Nas pistas da avenida passaram muitas faces. Todas incógnitas, protegidas pelo escuro das janelas de vidro. Algumas se viam, de relance. Outras, faces de cenho carregado, tomavam os ônibus em fila indiana interminável.
Olhei para cima e imaginei mais faces nos prédios. E cada janela me pareceu uma face a me olhar de volta. Presumi que acima do nível da avenida muitas faces estavam prontas para aterrisar ao rês do chão. E se juntar às outras faces.
Se vi faces familiares? Sim, as vi. Muitas. Que me deram ímpetos de ir ter com elas. Amigáveis, convidativas mas não a ponto de eu interceptá-las. Mas ainda assim afáveis. Tive vontade de me aprofundar em várias faces, lhes dar contornos cheios de conteúdo para que preenchessem o que para mim, na face, ainda era enigma.
Faces conhecidas? Por incrível que pareça, vi uma. Que me olhou de soslaio, entre o reconhecimento e a dúvida. Baixei os olhos para não confirmar. Quando me voltei, também a face se voltou e minha tentativa de anonimato caiu por terra. Ainda assim, nossas faces não se viram cara-a-cara.

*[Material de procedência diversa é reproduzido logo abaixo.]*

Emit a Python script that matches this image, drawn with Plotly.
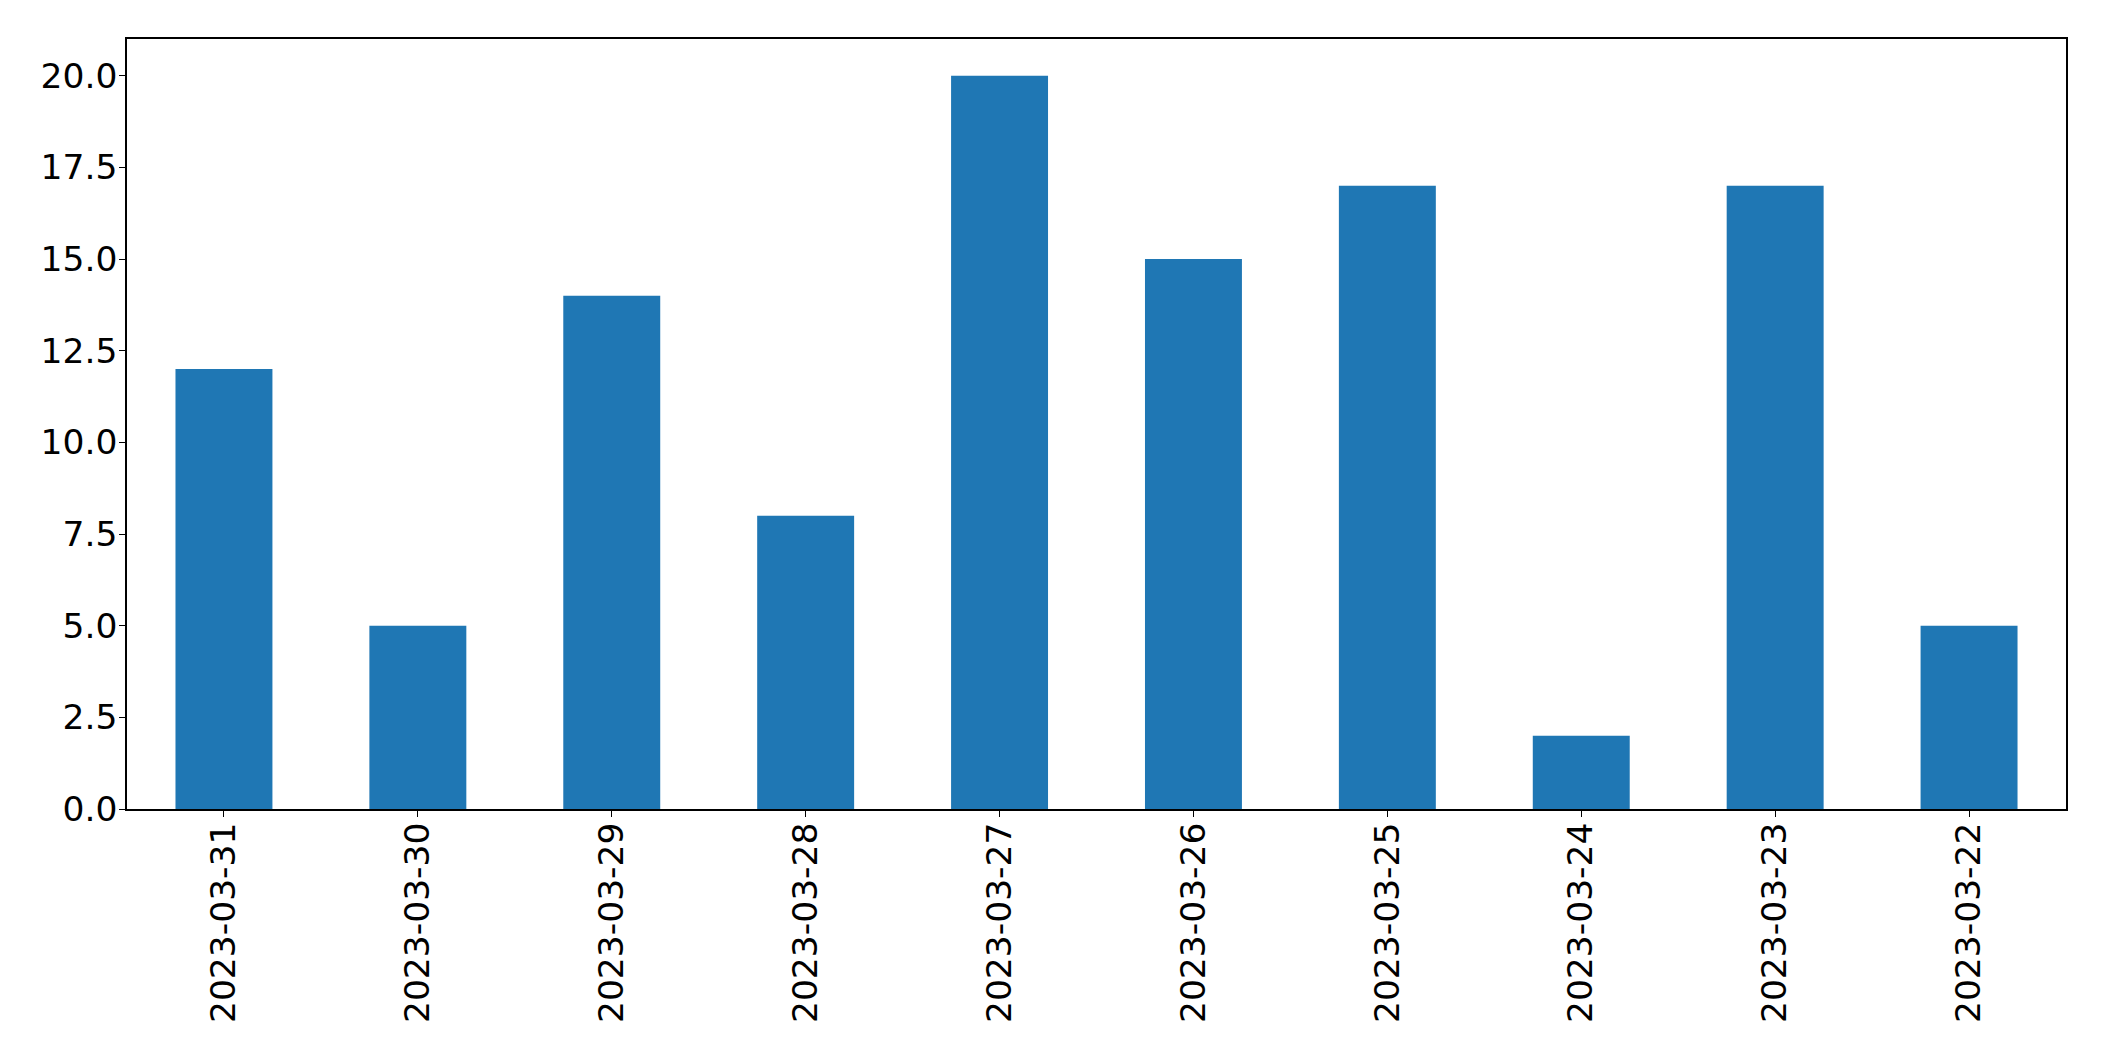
import plotly.graph_objects as go

dates = ["2023-03-31", "2023-03-30", "2023-03-29", "2023-03-28", "2023-03-27",
         "2023-03-26", "2023-03-25", "2023-03-24", "2023-03-23", "2023-03-22"]
counts = [12, 5, 14, 8, 20, 15, 17, 2, 17, 5]
y_ticks = [0, 2.5, 5, 7.5, 10, 12.5, 15, 17.5, 20]
y_tick_text = ["0.0", "2.5", "5.0", "7.5", "10.0", "12.5", "15.0", "17.5", "20.0"]

fig = go.Figure(go.Bar(x=dates, y=counts, marker=dict(color="#1f77b4", line=dict(width=0)), width=0.5))

fig.update_layout(
    width=2104, height=1061,
    margin=dict(l=127, r=38, t=39, b=252),
    paper_bgcolor="white", plot_bgcolor="white",
    font=dict(family="DejaVu Sans", size=34.5, color="black"),
    showlegend=False,
    bargap=0.5,
)
fig.update_xaxes(
    type="category", range=[-0.5, 9.5], tickangle=-90,
    showline=True, linecolor="black", linewidth=1.5, mirror=True,
    ticks="outside", ticklen=6, tickwidth=1.3, tickcolor="black",
    showgrid=False, zeroline=False, ticklabelstandoff=-8,
)
fig.update_yaxes(
    range=[0, 21], tickvals=y_ticks, ticktext=y_tick_text,
    showline=True, linecolor="black", linewidth=1.5, mirror=True,
    ticks="outside", ticklen=6, tickwidth=1.3, tickcolor="black",
    showgrid=False, zeroline=False, ticklabelstandoff=-5,
)
fig.write_html("out.html")
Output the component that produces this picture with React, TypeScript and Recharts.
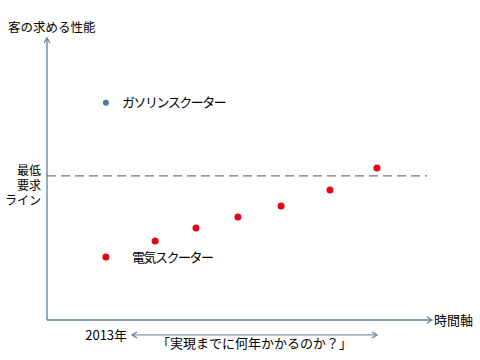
import React from 'react';
import { ScatterChart, Scatter, XAxis, YAxis, ReferenceLine, ReferenceDot } from 'recharts';

// position on the time axis (0-100) and required performance (0-100)
const electricTime = [15.3, 28.1, 38.7, 49.6, 60.8, 73.5, 85.7];
const electricPerf = [22.3, 28.0, 32.6, 36.5, 40.4, 46.1, 53.9];
const gasolineTime = [15.3];
const gasolinePerf = [77.0];
const requiredLevel = 51.1;
const requiredLineEnd = 98.7;
const spanStart = 22.1;
const spanEnd = 85.7;
const spanLevel = -5.3;

const yTitle = '客の求める性能';
const xTitle = '時間軸';
const requiredLabel = ['最低', '要求', 'ライン'];
const gasolineLabel = 'ガソリンスクーター';
const electricLabel = '電気スクーター';
const startYear = '2013年';
const spanLabel = '「実現までに何年かかるのか？」';

const electricData = electricTime.map((t, i) => ({ t, perf: electricPerf[i] }));
const gasolineData = gasolineTime.map((t, i) => ({ t, perf: gasolinePerf[i] }));

const FONT = '"Noto Sans CJK JP", sans-serif';
const AXIS = '#5b7d9c';

const arrow = (dir: 'up' | 'right' | 'left', color: string) => (p: any) => {
  const { cx, cy } = p;
  let d = '';
  if (dir === 'up') d = `M${cx - 3},${cy + 5} L${cx},${cy} L${cx + 3},${cy + 5}`;
  if (dir === 'right') d = `M${cx - 5},${cy - 3} L${cx},${cy} L${cx - 5},${cy + 3}`;
  if (dir === 'left') d = `M${cx + 5},${cy - 3} L${cx},${cy} L${cx + 5},${cy + 3}`;
  return <path d={d} fill="none" stroke={color} strokeWidth={1.2} />;
};

const dot = (color: string, r: number) => (p: any) => <circle cx={p.cx} cy={p.cy} r={r} fill={color} />;

const labelStyle = { fill: '#000', fontSize: 13, fontFamily: FONT };

export default function App() {
  return (
    <div style={{ position: 'absolute', left: 0, top: 0, fontFamily: FONT }}>
      <ScatterChart width={480} height={360} margin={{ top: 38, right: 48, bottom: 40, left: 47 }}>
        <XAxis type="number" dataKey="t" domain={[0, 100]} hide />
        <YAxis type="number" dataKey="perf" domain={[0, 100]} hide />

        <ReferenceLine x={0} stroke={AXIS} strokeWidth={1.3} />
        <ReferenceLine y={0} stroke={AXIS} strokeWidth={1.3} />
        <ReferenceDot x={0} y={100} r={0} shape={arrow('up', AXIS)} ifOverflow="visible"
          label={(p: any) => (
            <text x={p.viewBox.x - 39} y={p.viewBox.y - 6} {...labelStyle} fontSize={12.5}>{yTitle}</text>
          )} />
        <ReferenceDot x={100} y={0} r={0} shape={arrow('right', AXIS)} ifOverflow="visible"
          label={{ value: xTitle, position: 'right', offset: 2, ...labelStyle }} />

        <ReferenceLine
          segment={[{ x: 0, y: requiredLevel }, { x: requiredLineEnd, y: requiredLevel }]}
          stroke={AXIS} strokeWidth={1.2} strokeDasharray="9 5"
          label={(p: any) => (
            <text x={p.viewBox.x - 6} y={p.viewBox.y} textAnchor="end" {...labelStyle} fontSize={12}>
              {requiredLabel.map((s, i) => (
                <tspan key={i} x={p.viewBox.x - 6} y={p.viewBox.y - 1 + i * 15}>{s}</tspan>
              ))}
            </text>
          )}
        />

        <ReferenceLine
          segment={[{ x: spanStart, y: spanLevel }, { x: spanEnd, y: spanLevel }]}
          stroke={AXIS} strokeWidth={1} ifOverflow="visible"
        />
        <ReferenceDot x={spanStart} y={spanLevel} r={0} shape={arrow('left', AXIS)} ifOverflow="visible"
          label={{ value: startYear, position: 'left', offset: 5, ...labelStyle }} />
        <ReferenceDot x={spanEnd} y={spanLevel} r={0} shape={arrow('right', AXIS)} ifOverflow="visible" />
        <ReferenceDot x={(spanStart + spanEnd) / 2} y={spanLevel} r={0} ifOverflow="visible"
          label={{ value: spanLabel, position: 'bottom', offset: 4, ...labelStyle }} />

        <Scatter data={gasolineData} shape={dot('#4f76a6', 3)} isAnimationActive={false} />
        <Scatter data={electricData} shape={dot('#e30613', 3.5)} isAnimationActive={false} />

        <ReferenceDot x={gasolineTime[0]} y={gasolinePerf[0]} r={0}
          label={{ value: gasolineLabel, position: 'right', offset: 16, ...labelStyle, letterSpacing: -1.5 }} />
        <ReferenceDot x={electricTime[0]} y={electricPerf[0]} r={0}
          label={{ value: electricLabel, position: 'right', offset: 26, ...labelStyle, letterSpacing: -1.5 }} />
      </ScatterChart>
    </div>
  );
}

E, sim, creio que é possível ver na face estranha o rosto amado, desejado. Nem que for por um efeito trompe-l'oeil, é possível encontrar-se face a face com a face que conhecemos. Que de alguma forma umbilical, é uma face amiga, irmanada por algum motivo que não nos é dado conhecer.
Por fim, para encerrar a galeria de faces, chegou-se a mim a face que eu aguardava para o café. Unimo-nos, então, e às nossas faces e releguei as demais faces aos seus destinos e desatinos, numa confusão de faces a se intercalarem uma após a outra, empilhadas todas numa só. Porque o crime tem várias faces mas é um só. O crime de ter todas as faces num relance e de absolutamente não tê-las sob forma alguma.
Para encerrar esse experimento e não me ver simplesmente face a uma dura realidade, a de fazer caber numa só todas as faces, finalizei tudo com livros, cujas faces são (quase) sempre apaziguadoras e que têm o mérito de não me olhar de volta com faces interrogativas. As páginas dos livros podem até mesmo conter faces. Mas basta fechá-lo sobre si mesmo para que as eventuais faces emudeçam e esmaeçam.